Thursday, April 09, 2015

Crushing

If you only knew,
in my quiet, carefree life,
how the mere mention of you

lights up little torches in my chest,
leading through a safe, little lane
through my life's darker days,

or how the letters of your name,
leave an aftertaste,
a texture, flavor I can't place,

or how the softness of your cheek
somehow, someway,
seeks my lips, at the end of our nights,

and how all these add up, pile up,
and build a titan of memory,
crushing all, Dearest,

would you come around,
change me,
and maybe, for the first time ever,

keep me?

Wednesday, April 08, 2015

Unsent - Difficult Things to Say

You won't see this. I know. I check my metrics.  

And I was hoping never to have to say it out loud.

But just the same:


Dearest,

I'm writing this down because when I write it down, I mean it more.
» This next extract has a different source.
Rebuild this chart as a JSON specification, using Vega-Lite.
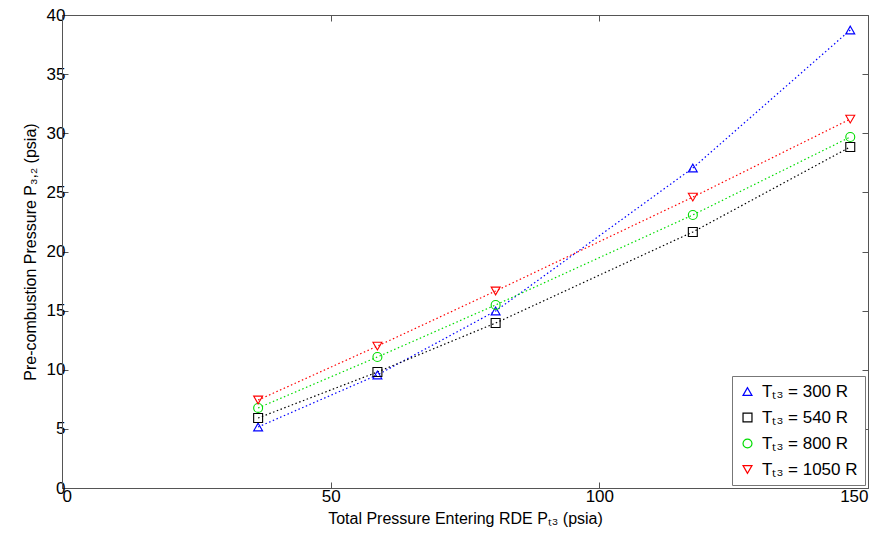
{
  "$schema": "https://vega.github.io/schema/vega-lite/v6.json",
  "width": 806,
  "height": 473,
  "autosize": "none",
  "padding": {"left": 62, "top": 15, "right": 15, "bottom": 45},
  "background": "white",
  "config": {
    "view": {"stroke": "#555", "strokeWidth": 1},
    "font": "Liberation Sans",
    "axis": {"grid": false, "domainColor": "#555", "tickColor": "#555", "labelColor": "#000", "titleColor": "#000", "labelFont": "Liberation Sans", "titleFont": "Liberation Sans", "labelFontSize": 17, "titleFontSize": 16, "titleFontWeight": "normal", "tickSize": -6}
  },
  "data": {
    "values": [
      {"P": 36.5, "P32": 5.16, "series": "Tₜ₃ = 300 R"},
      {"P": 58.7, "P32": 9.56, "series": "Tₜ₃ = 300 R"},
      {"P": 80.7, "P32": 14.97, "series": "Tₜ₃ = 300 R"},
      {"P": 117.4, "P32": 27.06, "series": "Tₜ₃ = 300 R"},
      {"P": 146.7, "P32": 38.73, "series": "Tₜ₃ = 300 R"},
      {"P": 36.5, "P32": 5.92, "series": "Tₜ₃ = 540 R"},
      {"P": 58.7, "P32": 9.81, "series": "Tₜ₃ = 540 R"},
      {"P": 80.7, "P32": 13.95, "series": "Tₜ₃ = 540 R"},
      {"P": 117.4, "P32": 21.65, "series": "Tₜ₃ = 540 R"},
      {"P": 146.7, "P32": 28.84, "series": "Tₜ₃ = 540 R"},
      {"P": 36.5, "P32": 6.77, "series": "Tₜ₃ = 800 R"},
      {"P": 58.7, "P32": 11.08, "series": "Tₜ₃ = 800 R"},
      {"P": 80.7, "P32": 15.48, "series": "Tₜ₃ = 800 R"},
      {"P": 117.4, "P32": 23.09, "series": "Tₜ₃ = 800 R"},
      {"P": 146.7, "P32": 29.68, "series": "Tₜ₃ = 800 R"},
      {"P": 36.5, "P32": 7.44, "series": "Tₜ₃ = 1050 R"},
      {"P": 58.7, "P32": 12.0, "series": "Tₜ₃ = 1050 R"},
      {"P": 80.7, "P32": 16.66, "series": "Tₜ₃ = 1050 R"},
      {"P": 117.4, "P32": 24.6, "series": "Tₜ₃ = 1050 R"},
      {"P": 146.7, "P32": 31.2, "series": "Tₜ₃ = 1050 R"}
    ]
  },
  "layer": [
    {
      "mark": {"type": "line", "strokeDash": [1.5, 2.5], "strokeWidth": 1.2},
      "encoding": {
        "x": {"field": "P", "type": "quantitative", "scale": {"domain": [0, 150], "nice": false}, "axis": {"values": [0, 50, 100, 150], "title": "Total Pressure Entering RDE Pₜ₃ (psia)", "labelPadding": 6, "titlePadding": 6}},
        "y": {"field": "P32", "type": "quantitative", "scale": {"domain": [0, 40], "nice": false}, "axis": {"values": [0, 5, 10, 15, 20, 25, 30, 35, 40], "title": "Pre-combustion Pressure P₃,₂ (psia)", "labelPadding": 3, "titlePadding": 8}},
        "color": {"field": "series", "type": "nominal", "scale": {"domain": ["Tₜ₃ = 300 R", "Tₜ₃ = 540 R", "Tₜ₃ = 800 R", "Tₜ₃ = 1050 R"], "range": ["#0000ff", "#000000", "#00dd00", "#ff0000"]}, "legend": {"title": null, "orient": "bottom-right", "offset": 3, "strokeColor": "#777", "fillColor": "white", "padding": 7, "labelFontSize": 17, "labelFont": "Liberation Sans", "symbolStrokeWidth": 1.2, "symbolSize": 80, "rowPadding": 8, "labelOffset": 6}}
      }
    },
    {
      "mark": {"type": "point", "filled": false, "size": 80, "strokeWidth": 1.1, "opacity": 1},
      "encoding": {
        "x": {"field": "P", "type": "quantitative", "axis": {"orient": "top", "values": [0, 50, 100, 150], "labels": false, "title": null, "domain": false}},
        "y": {"field": "P32", "type": "quantitative", "axis": {"orient": "right", "values": [0, 5, 10, 15, 20, 25, 30, 35, 40], "labels": false, "title": null, "domain": false}},
        "color": {"field": "series", "type": "nominal", "legend": {"title": null, "orient": "bottom-right", "offset": 3, "strokeColor": "#777", "fillColor": "white", "padding": 7, "labelFontSize": 17, "labelFont": "Liberation Sans", "symbolStrokeWidth": 1.2, "symbolSize": 80, "rowPadding": 8, "labelOffset": 6}},
        "shape": {"field": "series", "type": "nominal", "scale": {"domain": ["Tₜ₃ = 300 R", "Tₜ₃ = 540 R", "Tₜ₃ = 800 R", "Tₜ₃ = 1050 R"], "range": ["triangle-up", "square", "circle", "triangle-down"]}, "legend": {"title": null, "orient": "bottom-right", "offset": 3, "strokeColor": "#777", "fillColor": "white", "padding": 7, "labelFontSize": 17, "labelFont": "Liberation Sans", "symbolStrokeWidth": 1.2, "symbolSize": 80, "rowPadding": 8, "labelOffset": 6}}
      }
    }
  ],
  "resolve": {"axis": {"x": "independent", "y": "independent"}}
}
I avoid the awkward stuttering and broken choice of words I find with you.

So here.

I was ready to walk away from everything about you. In some ways, I still am. I knew that one day, I would finally end all the agonizing days of asking "What if I did something better?" or "What if we tried something over again?"  It never came, that day. I kept wondering about you in my quiet days alone. But it would fade. I would walk away, keep walking, and never look back.

And that was gonna be it. I was gonna be fine.

But then I had a feeling I had to know for sure. I found my niche, my life started to pan out properly, and I was turning the page. I just had to fix one last little piece: you and me.

I sought you out. You asked me to see you. We cleared the air. The day ended well.

And that was supposed to be it. I was driving you home, and that was how it was supposed to end.

But, I guess that's never the simplest answer, is it? What happened was you and I, in some broken fashion, resumed the dance - that familiar sway of coming in and out of each others' lives, filling it with favors and flavors, family and friends.

Friends. We would stay friends. Because you're happy being single. And so am I. And also because I can't be kept - I'm nobody's angel. I have many things I still need fixed. In essence, I have a life away from you. 

Or so I thought.

Day by day I watched the other parts of my life fade fast. I would watch all the other interesting women in my life just mysteriously pick up and leave. It was like they just quit, gave up, or were pulled away by something. I saw friendships, even family, who once warned me that nothing like this ends well, well, sing a different tune.

You would tell me, too, day after day, that there were so many others who came by, asked, and never really stuck. And I've been doing my best to smile, and cheer you on.

But truth be told?

There's a well of difficult things more I need to pray over, write down, and lose more sleep on.

And all those things, lately, involve you.